===== DATA BLOCK

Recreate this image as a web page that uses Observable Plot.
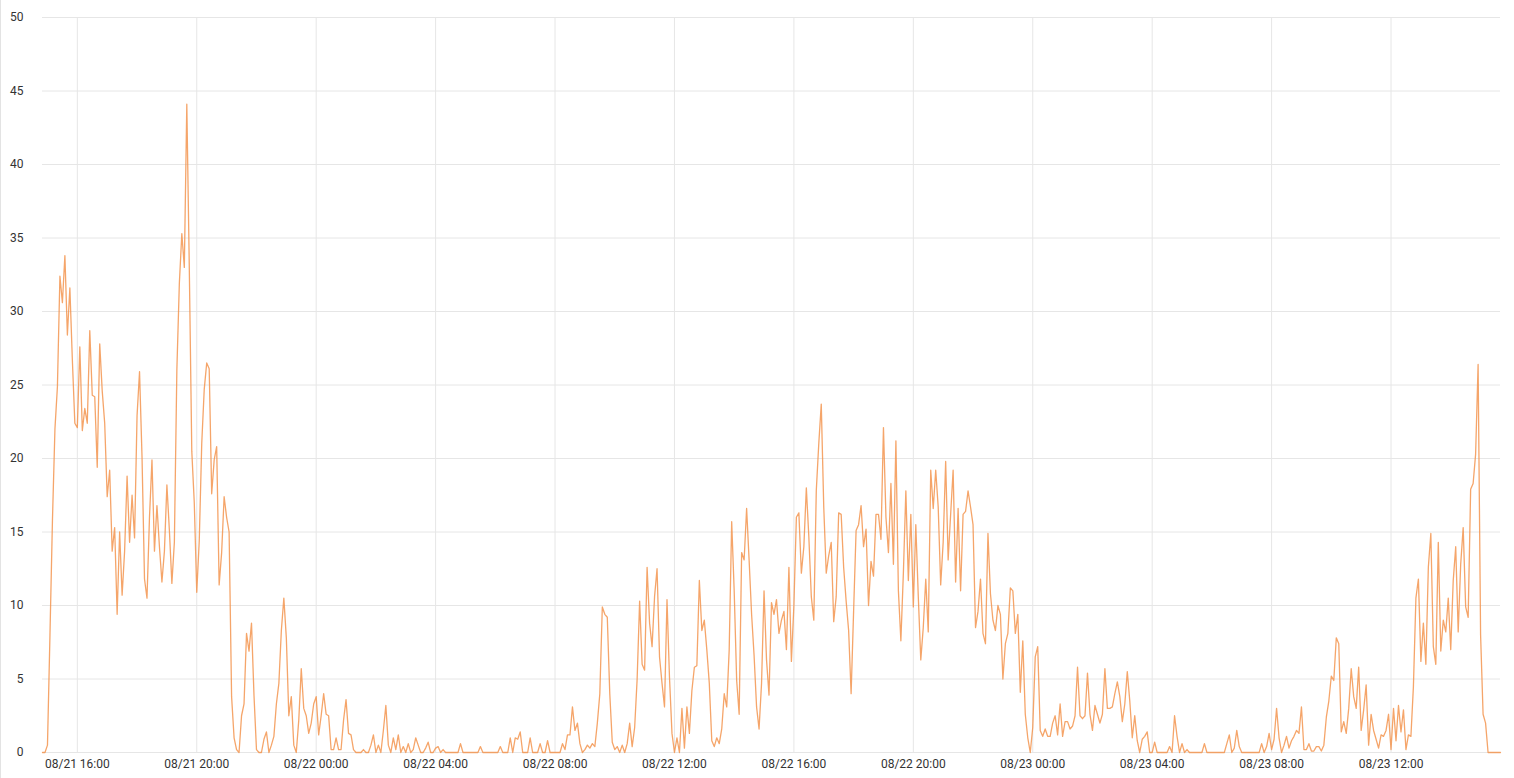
<!DOCTYPE html>
<html>
<head>
<meta charset="utf-8">
<script src="https://cdn.jsdelivr.net/npm/d3@7"></script>
<script src="https://cdn.jsdelivr.net/npm/@observablehq/plot@0.6"></script>
<style>
html, body { margin: 0; padding: 0; background: #fff; overflow: hidden; }
#chart { position: relative; width: 1514px; height: 778px; }
#chart::before { content: ""; position: absolute; left: 0; top: 0; bottom: 0; width: 1px; background: #e3e3e3; }
#chart svg { display: block; }
</style>
</head>
<body>
<div id="chart"></div>
<script>
// ---- data ----
const startTime = "2023-08-21T14:50:00Z";
const endTime = "2023-08-23T15:40:00Z";
const stepMinutes = 5;
const yTicks = [0, 5, 10, 15, 20, 25, 30, 35, 40, 45, 50];
const xTickFormat = "%m/%d %H:%M";
const lineColor = "#f28e45";

const values = [
  0,0,0.5,8,15.8,22,24.9,32.4,30.6,33.8,
  28.4,31.6,26.7,22.4,22.1,27.6,21.9,23.4,22.4,28.7,
  24.3,24.2,19.4,27.8,24.6,22.4,17.4,19.2,13.7,15.3,
  9.4,15.0,10.7,13.7,18.8,14.3,17.5,14.6,22.9,25.9,
  20.1,11.8,10.5,16.0,19.9,13.7,16.8,14.0,11.6,13.7,
  18.2,15.1,11.5,14.3,26,31.9,35.3,33,44.1,33,
  20.5,17,10.9,14.4,21,24.7,26.5,26.1,17.6,19.9,
  20.8,11.4,13.6,17.4,16.0,15,3.8,1.0,0.2,0,
  2.5,3.3,8.1,6.9,8.8,3.9,0.2,0,0,0.9,
  1.4,0,0.5,1.1,3.3,4.7,8.3,10.5,7.8,2.5,
  3.8,0.5,0,2.2,5.7,3.0,2.5,1.3,2.0,3.3,
  3.8,1.2,2.5,4.0,2.6,2.5,0.2,0.2,1.0,0.2,
  0.2,2.2,3.6,1.3,1.2,0.2,0,0,0,0.2,
  0,0,0.5,1.2,0,0.5,0,1.5,3.2,0.5,
  0,1.0,0.2,1.2,0,0.4,0,0.6,0,0.2,
  1.0,0.5,0,0,0.3,0.7,0,0,0.3,0.4,
  0,0.2,0,0,0,0,0,0,0.6,0,
  0,0,0,0,0,0,0.4,0,0,0,
  0,0,0,0,0.4,0,0,0,1.0,0,
  1.0,0.9,1.4,0,0,0,1.0,0,0,0,
  0.6,0,0,0.8,0,0,0,0,0,0.6,
  0.2,1.2,1.2,3.1,1.5,2.0,0.6,0,0.2,0.5,
  0.3,0.6,0.4,2.0,4.0,9.9,9.4,9.2,4.0,0.7,
  0.2,0.4,0,0.5,0,0.6,2.0,0.4,1.7,5,
  10.3,6.0,5.6,12.6,8.8,7.2,10.6,12.5,6.5,4.7,
  3.1,10.4,5.1,1.3,0,1.0,0,3.0,0.3,3.1,
  1.3,4.2,5.8,5.9,11.7,8.3,9.0,7.0,4.7,0.8,
  0.4,1.0,0.6,1.6,4.0,3.1,7,15.7,11,4.9,
  2.6,13.6,13.1,16.6,13.1,9.4,6.6,3.1,1.6,4.7,
  11.0,6.3,3.9,10.2,9.4,10.4,8.1,9.0,9.6,7.0,
  12.6,6.2,10,16.0,16.3,12.2,14.0,18.0,14.7,10.6,
  9.0,17.8,21,23.7,16.7,12.2,13.4,14.3,8.9,10.6,
  16.3,16.2,12.6,10.3,8.3,4.0,9.6,15.1,15.5,16.8,
  14.0,15.2,10,13.0,12.0,16.2,16.2,14.5,22.1,16.0,
  13.6,18.3,12.8,21.2,11.0,7.6,12.2,17.8,11.7,16.2,
  9.9,15.5,10.6,6.3,8.5,11.8,8.2,19.2,16.6,19.2,
  16.7,11.4,14.3,19.8,13.1,16.2,19.2,11.6,16.6,11.0,
  16.2,16.4,17.8,16.7,15.5,8.5,9.6,11.8,8.1,7.4,
  14.9,10.8,9.0,8.3,10.0,9.4,5.0,7.4,8.1,11.2,
  11,8.1,9.4,4.1,7.6,2.6,1.0,0,1.7,6.5,
  7.2,1.5,1.1,1.6,1.1,1.1,2.0,2.5,1.2,3.3,
  1.1,2.1,2.1,1.6,1.8,2.5,5.8,2.5,2.3,2.5,
  5.4,2.6,1.5,3.2,2.6,2.0,2.6,5.7,3.0,3.0,
  3.1,4.0,4.8,3.8,2.1,3.3,5.5,3.5,1.0,2.5,
  0.8,0,0.9,1.1,1.4,0,0,0.7,0,0,
  0,0,0,0.4,0,2.5,1.1,0,0.6,0,
  0.2,0,0,0,0,0,0,0.6,0,0,
  0,0,0,0,0,0,0.6,1.2,0,0.3,
  1.5,0.4,0,0,0,0,0,0,0,0,
  0.6,0,0.4,1.3,0.2,0.9,3.0,1.0,0,0.5,
  1.1,0.3,0.8,1.1,1.5,1.3,3.1,0.2,0.2,0.6,
  0.1,0.1,0.4,0.4,0.1,0.5,2.4,3.5,5.2,4.9,
  7.8,7.4,1.4,2.1,1.3,3.0,5.7,3.8,3.0,5.8,
  1.5,2.9,4.6,0.5,2.6,1.5,0.9,0.3,1.2,1.1,
  1.5,2.6,0.2,3.0,0.8,3.2,1.4,2.9,0.2,1.2,
  1.1,4.5,10.5,11.8,6.2,8.8,6.0,12.6,14.9,7.2,
  6.0,14.3,6.9,9.0,8.2,10.5,7.0,11.7,14.0,8.2,
  12.8,15.3,9.9,9.2,17.9,18.3,20.3,26.4,8,2.6,
  2.0,0,0,0,0,0,0
];

// ---- build ----
const t0 = new Date(startTime);
const t1 = new Date(endTime);
const data = values.map((v, i) => ({ time: new Date(t0.getTime() + i * stepMinutes * 60000), value: v }));
const xTicks = d3.utcHour.every(4).range(t0, t1);

const chart = Plot.plot({
  width: 1514,
  height: 778,
  marginLeft: 42,
  marginRight: 14,
  marginTop: 17,
  marginBottom: 26,
  style: { fontFamily: "Roboto, 'Liberation Sans', sans-serif", fontSize: "12px", color: "#333", background: "#fff" },
  x: { type: "utc", domain: [t0, t1], label: null },
  y: { domain: [0, 50], label: null },
  marks: [
    Plot.gridY(yTicks, { stroke: "#e6e6e6", strokeOpacity: 1, strokeWidth: 1 }),
    Plot.gridX(xTicks, { stroke: "#e6e6e6", strokeOpacity: 1, strokeWidth: 1 }),
    Plot.axisY(yTicks, { tickSize: 0, tickPadding: 19, fontSize: 12, fill: "#333", label: null }),
    Plot.axisX(xTicks, { tickSize: 0, tickPadding: 7, fontSize: 12, fill: "#333", label: null, tickFormat: d3.utcFormat(xTickFormat) }),
    Plot.line(data, { x: "time", y: "value", stroke: lineColor, strokeWidth: 1.3, strokeOpacity: 0.8 })
  ]
});
document.getElementById("chart").appendChild(chart);
</script>
</body>
</html>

==========

--- GOAL OF THE EXERCISE ---
Skipping the pictures, transcribe each line above exactly as it appears.

--- ANSWER TO THIS EXERCISE ---
Recreate this image as a web page that uses Observable Plot.
<!DOCTYPE html>
<html>
<head>
<meta charset="utf-8">
<script src="https://cdn.jsdelivr.net/npm/d3@7"></script>
<script src="https://cdn.jsdelivr.net/npm/@observablehq/plot@0.6"></script>
<style>
html, body { margin: 0; padding: 0; background: #fff; overflow: hidden; }
#chart { position: relative; width: 1514px; height: 778px; }
#chart::before { content: ""; position: absolute; left: 0; top: 0; bottom: 0; width: 1px; background: #e3e3e3; }
#chart svg { display: block; }
</style>
</head>
<body>
<div id="chart"></div>
<script>
// ---- data ----
const startTime = "2023-08-21T14:50:00Z";
const endTime = "2023-08-23T15:40:00Z";
const stepMinutes = 5;
const yTicks = [0, 5, 10, 15, 20, 25, 30, 35, 40, 45, 50];
const xTickFormat = "%m/%d %H:%M";
const lineColor = "#f28e45";

const values = [
  0,0,0.5,8,15.8,22,24.9,32.4,30.6,33.8,
  28.4,31.6,26.7,22.4,22.1,27.6,21.9,23.4,22.4,28.7,
  24.3,24.2,19.4,27.8,24.6,22.4,17.4,19.2,13.7,15.3,
  9.4,15.0,10.7,13.7,18.8,14.3,17.5,14.6,22.9,25.9,
  20.1,11.8,10.5,16.0,19.9,13.7,16.8,14.0,11.6,13.7,
  18.2,15.1,11.5,14.3,26,31.9,35.3,33,44.1,33,
  20.5,17,10.9,14.4,21,24.7,26.5,26.1,17.6,19.9,
  20.8,11.4,13.6,17.4,16.0,15,3.8,1.0,0.2,0,
  2.5,3.3,8.1,6.9,8.8,3.9,0.2,0,0,0.9,
  1.4,0,0.5,1.1,3.3,4.7,8.3,10.5,7.8,2.5,
  3.8,0.5,0,2.2,5.7,3.0,2.5,1.3,2.0,3.3,
  3.8,1.2,2.5,4.0,2.6,2.5,0.2,0.2,1.0,0.2,
  0.2,2.2,3.6,1.3,1.2,0.2,0,0,0,0.2,
  0,0,0.5,1.2,0,0.5,0,1.5,3.2,0.5,
  0,1.0,0.2,1.2,0,0.4,0,0.6,0,0.2,
  1.0,0.5,0,0,0.3,0.7,0,0,0.3,0.4,
  0,0.2,0,0,0,0,0,0,0.6,0,
  0,0,0,0,0,0,0.4,0,0,0,
  0,0,0,0,0.4,0,0,0,1.0,0,
  1.0,0.9,1.4,0,0,0,1.0,0,0,0,
  0.6,0,0,0.8,0,0,0,0,0,0.6,
  0.2,1.2,1.2,3.1,1.5,2.0,0.6,0,0.2,0.5,
  0.3,0.6,0.4,2.0,4.0,9.9,9.4,9.2,4.0,0.7,
  0.2,0.4,0,0.5,0,0.6,2.0,0.4,1.7,5,
  10.3,6.0,5.6,12.6,8.8,7.2,10.6,12.5,6.5,4.7,
  3.1,10.4,5.1,1.3,0,1.0,0,3.0,0.3,3.1,
  1.3,4.2,5.8,5.9,11.7,8.3,9.0,7.0,4.7,0.8,
  0.4,1.0,0.6,1.6,4.0,3.1,7,15.7,11,4.9,
  2.6,13.6,13.1,16.6,13.1,9.4,6.6,3.1,1.6,4.7,
  11.0,6.3,3.9,10.2,9.4,10.4,8.1,9.0,9.6,7.0,
  12.6,6.2,10,16.0,16.3,12.2,14.0,18.0,14.7,10.6,
  9.0,17.8,21,23.7,16.7,12.2,13.4,14.3,8.9,10.6,
  16.3,16.2,12.6,10.3,8.3,4.0,9.6,15.1,15.5,16.8,
  14.0,15.2,10,13.0,12.0,16.2,16.2,14.5,22.1,16.0,
  13.6,18.3,12.8,21.2,11.0,7.6,12.2,17.8,11.7,16.2,
  9.9,15.5,10.6,6.3,8.5,11.8,8.2,19.2,16.6,19.2,
  16.7,11.4,14.3,19.8,13.1,16.2,19.2,11.6,16.6,11.0,
  16.2,16.4,17.8,16.7,15.5,8.5,9.6,11.8,8.1,7.4,
  14.9,10.8,9.0,8.3,10.0,9.4,5.0,7.4,8.1,11.2,
  11,8.1,9.4,4.1,7.6,2.6,1.0,0,1.7,6.5,
  7.2,1.5,1.1,1.6,1.1,1.1,2.0,2.5,1.2,3.3,
  1.1,2.1,2.1,1.6,1.8,2.5,5.8,2.5,2.3,2.5,
  5.4,2.6,1.5,3.2,2.6,2.0,2.6,5.7,3.0,3.0,
  3.1,4.0,4.8,3.8,2.1,3.3,5.5,3.5,1.0,2.5,
  0.8,0,0.9,1.1,1.4,0,0,0.7,0,0,
  0,0,0,0.4,0,2.5,1.1,0,0.6,0,
  0.2,0,0,0,0,0,0,0.6,0,0,
  0,0,0,0,0,0,0.6,1.2,0,0.3,
  1.5,0.4,0,0,0,0,0,0,0,0,
  0.6,0,0.4,1.3,0.2,0.9,3.0,1.0,0,0.5,
  1.1,0.3,0.8,1.1,1.5,1.3,3.1,0.2,0.2,0.6,
  0.1,0.1,0.4,0.4,0.1,0.5,2.4,3.5,5.2,4.9,
  7.8,7.4,1.4,2.1,1.3,3.0,5.7,3.8,3.0,5.8,
  1.5,2.9,4.6,0.5,2.6,1.5,0.9,0.3,1.2,1.1,
  1.5,2.6,0.2,3.0,0.8,3.2,1.4,2.9,0.2,1.2,
  1.1,4.5,10.5,11.8,6.2,8.8,6.0,12.6,14.9,7.2,
  6.0,14.3,6.9,9.0,8.2,10.5,7.0,11.7,14.0,8.2,
  12.8,15.3,9.9,9.2,17.9,18.3,20.3,26.4,8,2.6,
  2.0,0,0,0,0,0,0
];

// ---- build ----
const t0 = new Date(startTime);
const t1 = new Date(endTime);
const data = values.map((v, i) => ({ time: new Date(t0.getTime() + i * stepMinutes * 60000), value: v }));
const xTicks = d3.utcHour.every(4).range(t0, t1);

const chart = Plot.plot({
  width: 1514,
  height: 778,
  marginLeft: 42,
  marginRight: 14,
  marginTop: 17,
  marginBottom: 26,
  style: { fontFamily: "Roboto, 'Liberation Sans', sans-serif", fontSize: "12px", color: "#333", background: "#fff" },
  x: { type: "utc", domain: [t0, t1], label: null },
  y: { domain: [0, 50], label: null },
  marks: [
    Plot.gridY(yTicks, { stroke: "#e6e6e6", strokeOpacity: 1, strokeWidth: 1 }),
    Plot.gridX(xTicks, { stroke: "#e6e6e6", strokeOpacity: 1, strokeWidth: 1 }),
    Plot.axisY(yTicks, { tickSize: 0, tickPadding: 19, fontSize: 12, fill: "#333", label: null }),
    Plot.axisX(xTicks, { tickSize: 0, tickPadding: 7, fontSize: 12, fill: "#333", label: null, tickFormat: d3.utcFormat(xTickFormat) }),
    Plot.line(data, { x: "time", y: "value", stroke: lineColor, strokeWidth: 1.3, strokeOpacity: 0.8 })
  ]
});
document.getElementById("chart").appendChild(chart);
</script>
</body>
</html>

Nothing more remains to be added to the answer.